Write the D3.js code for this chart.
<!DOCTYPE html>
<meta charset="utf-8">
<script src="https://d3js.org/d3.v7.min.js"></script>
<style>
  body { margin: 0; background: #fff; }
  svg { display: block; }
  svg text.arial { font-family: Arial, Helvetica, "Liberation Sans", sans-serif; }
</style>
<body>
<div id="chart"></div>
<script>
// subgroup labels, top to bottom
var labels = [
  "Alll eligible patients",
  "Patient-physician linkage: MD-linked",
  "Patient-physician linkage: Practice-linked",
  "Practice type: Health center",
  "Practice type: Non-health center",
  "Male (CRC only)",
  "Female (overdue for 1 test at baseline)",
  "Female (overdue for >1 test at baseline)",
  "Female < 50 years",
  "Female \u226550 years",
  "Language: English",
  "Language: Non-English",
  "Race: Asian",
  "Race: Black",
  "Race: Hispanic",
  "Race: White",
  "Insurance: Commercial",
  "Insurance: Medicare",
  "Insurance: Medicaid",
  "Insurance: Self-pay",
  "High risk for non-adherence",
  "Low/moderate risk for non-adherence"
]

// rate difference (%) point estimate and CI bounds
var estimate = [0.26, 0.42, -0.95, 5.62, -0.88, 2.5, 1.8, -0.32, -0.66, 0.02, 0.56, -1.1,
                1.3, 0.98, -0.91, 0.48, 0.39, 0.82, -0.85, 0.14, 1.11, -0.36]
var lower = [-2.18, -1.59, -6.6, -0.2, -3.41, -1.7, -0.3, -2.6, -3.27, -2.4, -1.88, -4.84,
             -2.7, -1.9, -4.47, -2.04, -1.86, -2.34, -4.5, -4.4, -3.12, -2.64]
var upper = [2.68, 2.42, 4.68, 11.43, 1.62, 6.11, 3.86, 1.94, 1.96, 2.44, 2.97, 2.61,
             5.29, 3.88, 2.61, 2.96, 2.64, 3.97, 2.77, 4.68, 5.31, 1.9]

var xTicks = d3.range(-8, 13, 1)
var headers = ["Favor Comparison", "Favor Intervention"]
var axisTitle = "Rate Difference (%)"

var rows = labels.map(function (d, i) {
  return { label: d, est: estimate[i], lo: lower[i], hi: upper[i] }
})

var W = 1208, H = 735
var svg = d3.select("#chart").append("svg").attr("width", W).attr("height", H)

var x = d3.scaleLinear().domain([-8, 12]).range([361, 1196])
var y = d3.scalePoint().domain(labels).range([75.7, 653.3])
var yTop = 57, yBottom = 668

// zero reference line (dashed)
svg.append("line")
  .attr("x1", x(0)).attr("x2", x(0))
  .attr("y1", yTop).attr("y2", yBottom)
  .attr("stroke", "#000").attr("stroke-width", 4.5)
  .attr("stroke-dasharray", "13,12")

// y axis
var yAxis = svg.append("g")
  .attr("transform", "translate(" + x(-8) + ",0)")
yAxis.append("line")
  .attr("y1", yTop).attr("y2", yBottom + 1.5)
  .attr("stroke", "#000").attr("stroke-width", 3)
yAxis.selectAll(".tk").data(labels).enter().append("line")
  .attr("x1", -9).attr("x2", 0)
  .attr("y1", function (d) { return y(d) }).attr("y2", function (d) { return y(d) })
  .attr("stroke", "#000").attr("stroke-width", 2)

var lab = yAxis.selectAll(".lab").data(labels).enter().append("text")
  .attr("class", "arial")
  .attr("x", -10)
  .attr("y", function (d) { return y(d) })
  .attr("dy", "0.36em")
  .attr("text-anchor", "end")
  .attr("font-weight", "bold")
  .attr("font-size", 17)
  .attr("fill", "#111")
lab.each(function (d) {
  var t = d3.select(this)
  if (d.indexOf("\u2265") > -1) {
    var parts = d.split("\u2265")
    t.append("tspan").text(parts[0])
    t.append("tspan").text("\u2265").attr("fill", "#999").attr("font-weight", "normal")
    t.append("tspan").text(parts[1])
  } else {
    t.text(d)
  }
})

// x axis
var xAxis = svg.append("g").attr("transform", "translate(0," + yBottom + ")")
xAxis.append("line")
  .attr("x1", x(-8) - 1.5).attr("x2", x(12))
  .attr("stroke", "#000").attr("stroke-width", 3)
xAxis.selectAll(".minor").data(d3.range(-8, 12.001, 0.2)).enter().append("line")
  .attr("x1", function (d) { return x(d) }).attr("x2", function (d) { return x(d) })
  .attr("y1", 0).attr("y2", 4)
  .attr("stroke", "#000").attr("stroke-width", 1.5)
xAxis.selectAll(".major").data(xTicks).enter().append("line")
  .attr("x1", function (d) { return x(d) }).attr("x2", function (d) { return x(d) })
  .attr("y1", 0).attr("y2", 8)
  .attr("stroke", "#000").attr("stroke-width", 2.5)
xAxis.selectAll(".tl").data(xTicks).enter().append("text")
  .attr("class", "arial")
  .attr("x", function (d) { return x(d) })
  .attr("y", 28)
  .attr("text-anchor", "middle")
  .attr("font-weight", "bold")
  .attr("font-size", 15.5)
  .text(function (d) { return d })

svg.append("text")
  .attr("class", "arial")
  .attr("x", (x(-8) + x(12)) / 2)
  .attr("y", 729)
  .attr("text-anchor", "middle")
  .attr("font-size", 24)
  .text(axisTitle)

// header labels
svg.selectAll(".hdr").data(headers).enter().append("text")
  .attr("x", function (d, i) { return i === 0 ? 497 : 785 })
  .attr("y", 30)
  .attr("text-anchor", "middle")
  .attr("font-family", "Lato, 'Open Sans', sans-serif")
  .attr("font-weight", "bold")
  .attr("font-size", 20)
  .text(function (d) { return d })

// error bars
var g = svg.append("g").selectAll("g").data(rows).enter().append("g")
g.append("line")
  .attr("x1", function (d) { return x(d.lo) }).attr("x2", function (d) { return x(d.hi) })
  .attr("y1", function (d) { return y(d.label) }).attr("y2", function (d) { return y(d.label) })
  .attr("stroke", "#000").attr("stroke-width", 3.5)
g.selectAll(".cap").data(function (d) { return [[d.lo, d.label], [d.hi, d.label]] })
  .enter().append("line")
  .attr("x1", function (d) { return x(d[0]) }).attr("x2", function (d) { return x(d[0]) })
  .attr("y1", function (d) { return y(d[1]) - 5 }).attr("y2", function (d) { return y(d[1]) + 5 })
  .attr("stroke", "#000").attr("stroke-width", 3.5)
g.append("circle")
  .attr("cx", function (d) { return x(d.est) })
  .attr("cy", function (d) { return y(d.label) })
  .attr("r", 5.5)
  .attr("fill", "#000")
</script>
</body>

--

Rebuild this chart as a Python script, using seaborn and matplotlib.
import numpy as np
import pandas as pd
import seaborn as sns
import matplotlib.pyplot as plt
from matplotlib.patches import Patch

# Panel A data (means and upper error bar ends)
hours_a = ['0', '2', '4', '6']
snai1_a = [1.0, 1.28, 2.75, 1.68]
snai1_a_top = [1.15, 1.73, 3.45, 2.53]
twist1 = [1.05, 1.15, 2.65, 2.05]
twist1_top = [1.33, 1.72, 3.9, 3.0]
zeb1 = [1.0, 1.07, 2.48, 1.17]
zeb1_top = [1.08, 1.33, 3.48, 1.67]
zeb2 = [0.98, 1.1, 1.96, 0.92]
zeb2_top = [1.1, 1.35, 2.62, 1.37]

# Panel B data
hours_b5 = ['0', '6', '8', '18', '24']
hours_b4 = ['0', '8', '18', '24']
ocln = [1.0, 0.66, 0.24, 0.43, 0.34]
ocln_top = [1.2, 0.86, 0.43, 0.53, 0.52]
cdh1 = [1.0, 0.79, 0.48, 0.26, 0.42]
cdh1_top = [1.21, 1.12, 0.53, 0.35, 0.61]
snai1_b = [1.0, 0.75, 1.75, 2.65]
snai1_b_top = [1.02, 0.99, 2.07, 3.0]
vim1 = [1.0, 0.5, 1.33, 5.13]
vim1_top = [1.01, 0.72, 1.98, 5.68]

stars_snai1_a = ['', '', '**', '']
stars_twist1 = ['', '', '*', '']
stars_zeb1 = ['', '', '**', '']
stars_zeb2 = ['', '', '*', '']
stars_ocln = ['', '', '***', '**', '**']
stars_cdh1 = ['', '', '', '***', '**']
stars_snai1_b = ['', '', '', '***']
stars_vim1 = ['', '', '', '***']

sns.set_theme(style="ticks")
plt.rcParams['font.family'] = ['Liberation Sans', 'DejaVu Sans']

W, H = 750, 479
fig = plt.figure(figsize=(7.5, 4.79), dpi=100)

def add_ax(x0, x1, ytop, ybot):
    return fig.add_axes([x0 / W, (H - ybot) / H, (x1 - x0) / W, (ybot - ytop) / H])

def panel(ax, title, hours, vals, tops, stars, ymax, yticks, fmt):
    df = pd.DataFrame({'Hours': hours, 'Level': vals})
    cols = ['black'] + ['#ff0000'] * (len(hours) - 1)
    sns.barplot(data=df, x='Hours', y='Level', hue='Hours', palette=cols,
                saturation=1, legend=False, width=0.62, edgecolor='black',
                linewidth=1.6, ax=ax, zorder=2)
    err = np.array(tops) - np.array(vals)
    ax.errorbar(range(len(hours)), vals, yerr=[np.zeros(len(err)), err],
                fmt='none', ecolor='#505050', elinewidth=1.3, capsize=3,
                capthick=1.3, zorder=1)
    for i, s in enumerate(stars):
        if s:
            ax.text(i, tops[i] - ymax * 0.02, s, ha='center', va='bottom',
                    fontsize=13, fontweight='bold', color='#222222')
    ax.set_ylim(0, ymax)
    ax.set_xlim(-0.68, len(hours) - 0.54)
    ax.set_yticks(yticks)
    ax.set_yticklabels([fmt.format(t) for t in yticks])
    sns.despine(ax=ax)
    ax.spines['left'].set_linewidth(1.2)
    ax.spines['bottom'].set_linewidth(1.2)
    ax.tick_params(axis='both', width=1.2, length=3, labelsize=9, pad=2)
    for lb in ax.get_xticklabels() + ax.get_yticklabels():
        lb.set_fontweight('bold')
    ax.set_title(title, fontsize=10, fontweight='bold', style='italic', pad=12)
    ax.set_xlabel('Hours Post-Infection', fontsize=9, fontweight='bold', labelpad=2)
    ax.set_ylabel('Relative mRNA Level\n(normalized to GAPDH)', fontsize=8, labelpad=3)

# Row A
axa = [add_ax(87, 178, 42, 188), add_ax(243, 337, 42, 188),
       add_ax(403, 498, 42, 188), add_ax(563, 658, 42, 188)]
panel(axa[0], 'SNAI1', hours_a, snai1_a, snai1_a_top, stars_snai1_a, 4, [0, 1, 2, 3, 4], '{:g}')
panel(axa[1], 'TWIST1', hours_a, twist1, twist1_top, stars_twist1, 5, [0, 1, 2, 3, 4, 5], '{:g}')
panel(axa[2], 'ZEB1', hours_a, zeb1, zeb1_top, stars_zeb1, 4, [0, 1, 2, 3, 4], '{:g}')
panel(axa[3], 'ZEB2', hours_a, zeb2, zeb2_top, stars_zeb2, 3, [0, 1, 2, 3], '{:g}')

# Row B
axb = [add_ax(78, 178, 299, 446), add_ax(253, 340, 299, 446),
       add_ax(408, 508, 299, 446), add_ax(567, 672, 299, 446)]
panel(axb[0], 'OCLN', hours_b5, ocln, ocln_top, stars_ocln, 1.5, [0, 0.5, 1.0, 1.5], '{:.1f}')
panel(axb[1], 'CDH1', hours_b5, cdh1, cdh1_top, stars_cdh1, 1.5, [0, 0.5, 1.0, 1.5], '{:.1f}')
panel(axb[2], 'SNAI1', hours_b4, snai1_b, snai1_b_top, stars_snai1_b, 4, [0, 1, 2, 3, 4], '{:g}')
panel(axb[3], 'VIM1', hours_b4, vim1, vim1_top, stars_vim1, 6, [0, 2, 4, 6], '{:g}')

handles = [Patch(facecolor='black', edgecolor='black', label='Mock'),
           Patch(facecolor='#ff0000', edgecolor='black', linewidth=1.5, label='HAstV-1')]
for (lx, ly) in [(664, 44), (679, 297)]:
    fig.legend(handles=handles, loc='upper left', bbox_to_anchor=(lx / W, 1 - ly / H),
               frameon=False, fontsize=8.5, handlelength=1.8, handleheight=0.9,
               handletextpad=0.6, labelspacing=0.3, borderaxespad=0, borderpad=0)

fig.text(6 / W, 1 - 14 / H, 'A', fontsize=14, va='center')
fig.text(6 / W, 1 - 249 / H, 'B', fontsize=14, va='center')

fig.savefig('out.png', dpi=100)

Do this. Repeat word for word the lines from the line with "Rebuild this chart" to the line with "from matplotlib.patches import Patch", both lines included.

Response to the task.
Rebuild this chart as a Python script, using seaborn and matplotlib.
import numpy as np
import pandas as pd
import seaborn as sns
import matplotlib.pyplot as plt
from matplotlib.patches import Patch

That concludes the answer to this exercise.